With any case, forensic pathologists usually start the examination by gathering details about the person’s medical history and how the death happened. Next, they may conduct an external and internal examination of the body and collect tissue samples for analysis under a microscope. This type of postmortem examination is known as an autopsy.
“You learn a lot from autopsy about infections, but at the same time, it’s an evolving process. The diagnosis and coming to the conclusion is not easy,” said Dr. Priya Banerjee, a board-certified forensic pathologist in Rhode Island and clinical assistant professor of pathology and laboratory medicine at Brown University.
To determine that someone has died of monkeypox, not only would the virus have to be detected in their body, but forensic pathologists would have to “connect the dots” as to how the infection caused the death, such as by affecting certain organs, Banerjee said.
“To die from any infection, it’s usually systemic – meaning the whole body is affected – or a significant organ is affected, like the heart, lungs, liver or brain,” she said. “It’s not that they die with the infection; it’s because of it.

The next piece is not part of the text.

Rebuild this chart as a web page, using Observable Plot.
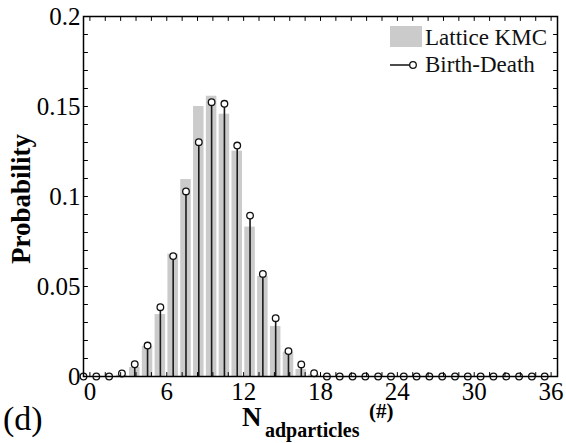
<!DOCTYPE html>
<html>
<head>
<meta charset="utf-8">
<script src="https://cdn.jsdelivr.net/npm/d3@7"></script>
<script src="https://cdn.jsdelivr.net/npm/@observablehq/plot@0.6"></script>
<style>
  html, body { margin: 0; padding: 0; background: white; }
  #chart { width: 566px; height: 443px; }
</style>
</head>
<body>
<div id="chart"></div>
<script>
// Bin positions as drawn (stems sit half a unit left of the integer ticks)
const binCenters = [-0.5, 0.5, 1.5, 2.5, 3.5, 4.5, 5.5, 6.5, 7.5, 8.5, 9.5, 10.5, 11.5, 12.5, 13.5, 14.5, 15.5, 16.5, 17.5,
  18.5, 19.5, 20.5, 21.5, 22.5, 23.5, 24.5, 25.5, 26.5, 27.5, 28.5, 29.5, 30.5, 31.5, 32.5, 33.5, 34.5, 35.5];

// Lattice KMC (grey bars)
const latticeKMC = [0, 0, 0, 0.0008, 0.005, 0.0167, 0.0344, 0.068, 0.1094, 0.150, 0.1557, 0.1457, 0.1252, 0.083, 0.0556,
  0.0278, 0.0135, 0.0039, 0.001, 0, 0, 0, 0, 0, 0, 0, 0, 0, 0, 0, 0, 0, 0, 0, 0, 0, 0];

// Birth-Death (stems with circles)
const birthDeath = [0, 0, 0, 0.0017, 0.0068, 0.0172, 0.0385, 0.0669, 0.1028, 0.1302, 0.1524, 0.1515, 0.1283, 0.0894, 0.0570,
  0.0324, 0.0141, 0.0067, 0.0018, 0, 0, 0, 0, 0, 0, 0, 0, 0, 0, 0, 0, 0, 0, 0, 0, 0, 0];

const xTicks = [0, 6, 12, 18, 24, 30, 36];
const yTicks = [0, 0.05, 0.1, 0.15, 0.2];
const xMinorTicks = d3.range(0, 36.01, 1.2);
const yMinorTicks = d3.range(0, 0.2001, 0.01);

const seriesNames = ["Lattice KMC", "Birth-Death"];

const kmcData = binCenters.map((x, i) => ({x, p: latticeKMC[i]}));
const bdData = binCenters.map((x, i) => ({x, p: birthDeath[i]}));

const tickShape = {draw(context, l) { context.moveTo(0, 0); context.lineTo(0, -l); }};
const TL = 4;
const serif = "Liberation Serif";

const chart = Plot.plot({
  width: 566,
  height: 443,
  marginLeft: 83,
  marginRight: 9,
  marginTop: 16,
  marginBottom: 67,
  style: {fontFamily: serif, fontSize: "25px", color: "black", background: "white", overflow: "visible"},
  x: {domain: [-0.5, 36.5]},
  y: {domain: [0, 0.2]},
  marks: [
    Plot.rectY(kmcData, {x1: d => d.x - 0.41, x2: d => d.x + 0.41, y1: 0, y2: "p", fill: "#cbcbcb"}),
    Plot.ruleX(bdData, {x: "x", y1: 0, y2: "p", stroke: "#1a1a1a", strokeWidth: 1.6}),
    Plot.dot(bdData, {x: "x", y: "p", r: 3.3, stroke: "#111", strokeWidth: 1.3, fill: "white"}),
    // inward tick marks (minor + major) on all four sides
    Plot.vector(xMinorTicks, {x: d => d, frameAnchor: "bottom", length: TL, rotate: 0, anchor: "start", shape: tickShape, stroke: "black", strokeWidth: 1}),
    Plot.vector(xMinorTicks, {x: d => d, frameAnchor: "top", length: TL, rotate: 180, anchor: "start", shape: tickShape, stroke: "black", strokeWidth: 1}),
    Plot.vector(yMinorTicks, {y: d => d, frameAnchor: "left", length: TL, rotate: 90, anchor: "start", shape: tickShape, stroke: "black", strokeWidth: 1}),
    Plot.vector(yMinorTicks, {y: d => d, frameAnchor: "right", length: TL, rotate: -90, anchor: "start", shape: tickShape, stroke: "black", strokeWidth: 1}),
    Plot.axisX({ticks: xTicks, tickSize: 0, tickPadding: 6, label: null, tickFormat: d => String(d)}),
    Plot.axisY({ticks: yTicks, tickSize: 0, tickPadding: 3, label: null, tickFormat: d => String(d)}),
    Plot.frame({stroke: "black", strokeWidth: 1.5})
  ]
});

document.getElementById("chart").appendChild(chart);

const svg = d3.select(chart);

// Legend
svg.append("rect").attr("x", 390).attr("y", 26).attr("width", 32).attr("height", 21).attr("fill", "#cbcbcb");
svg.append("text").attr("x", 425).attr("y", 44.5).attr("text-anchor", "start").attr("font-family", serif).attr("font-size", 23).attr("fill", "#111").text(seriesNames[0]);
svg.append("line").attr("x1", 390).attr("x2", 410).attr("y1", 65).attr("y2", 65).attr("stroke", "#111").attr("stroke-width", 1.5);
svg.append("circle").attr("cx", 413).attr("cy", 65).attr("r", 3.3).attr("fill", "white").attr("stroke", "#111").attr("stroke-width", 1.3);
svg.append("text").attr("x", 425).attr("y", 72).attr("text-anchor", "start").attr("font-family", serif).attr("font-size", 23).attr("fill", "#111").text(seriesNames[1]);

// Y label
svg.append("text")
  .attr("transform", "translate(30,199) rotate(-90)")
  .attr("text-anchor", "middle")
  .attr("font-family", serif).attr("font-weight", "bold").attr("font-size", 27)
  .text("Probability");

// X label with subscript
const xl = svg.append("text").attr("text-anchor", "start").attr("font-family", serif).attr("font-weight", "bold");
xl.append("tspan").attr("x", 242).attr("y", 426).attr("font-size", 27).text("N");
xl.append("tspan").attr("x", 265).attr("y", 437).attr("font-size", 20).text("adparticles");
xl.append("tspan").attr("x", 369).attr("y", 418).attr("font-size", 21).text("(#)");

// Panel label
svg.append("text").attr("x", 3).attr("y", 430).attr("text-anchor", "start").attr("font-family", serif).attr("font-size", 34).text("(d)");
</script>
</body>
</html>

So that’s the differentiation you have to make, and that’s a pretty significant differentiation. I think limitations come in with not just identifying if or what organ is affected but to what extent – and no one is going to call it a cause of death unless that’s confirmed.”
Determining whether someone died of an infectious disease versus with an infectious disease is not always “black and white,” Dr. Mario Mosunjac, professor of pathology at the Emory University School of Medicine and director of autopsy services in the Department of Pathology and Laboratory Medicine, said in an email to CNN.
“It is important to realize that the presence of a specific pathogen does not necessarily mean that the pathogen caused death in that patient, but further investigation is usually required,” Mosunjac wrote.
“Every clinical case is different with many conditions that can overlap and interfere with the determination of the exact cause of death in each single patient,” he said. “The best answer usually comes on a case-by-case scenario after a meticulous consideration of all factors involved from the standpoint of clinical-pathological correlations.”
How monkeypox can turn deadly
Typically, to determine whether monkeypox has caused or contributed to a death, forensic pathologists search for clues in how the symptoms specifically may have turned fatal.
“For example, with monkeypox, typically people think of it as skin lesions and maybe a general malaise and flu-type symptoms. How would that cause death? Well, there are some very rare ways,” said Dr. James Gill, chair of the College of American Pathologists’ Forensic Pathology Committee.
“If the infection gets into the brain, that can cause encephalitis, which is an inflammation of the brain – and that’s very rare,” said Gill, who is also chief medical examiner of Connecticut.
“The more common way that a lot of viral infections will ultimately result in death is through a secondary effect, a secondary coinfection. For example, a person may develop pneumonia or an infection of the skin from those skin lesions, leading to a bacterial infection that can then get into the blood and result in sepsis,” he said.
If a person with monkeypox developed pneumonia or a blood infection and died of it, monkeypox would still be considered the cause of death, Gill said, since monkeypox started the chain of events.
“If they also happen to have lymphoma or AIDS, that probably would be listed as a contributing condition because it made them more susceptible to dying from monkeypox than a healthy person,” Gill said.
In most cases, that person would have been hospitalized, he said, and “most of those deaths would be certified by the hospital physicians.”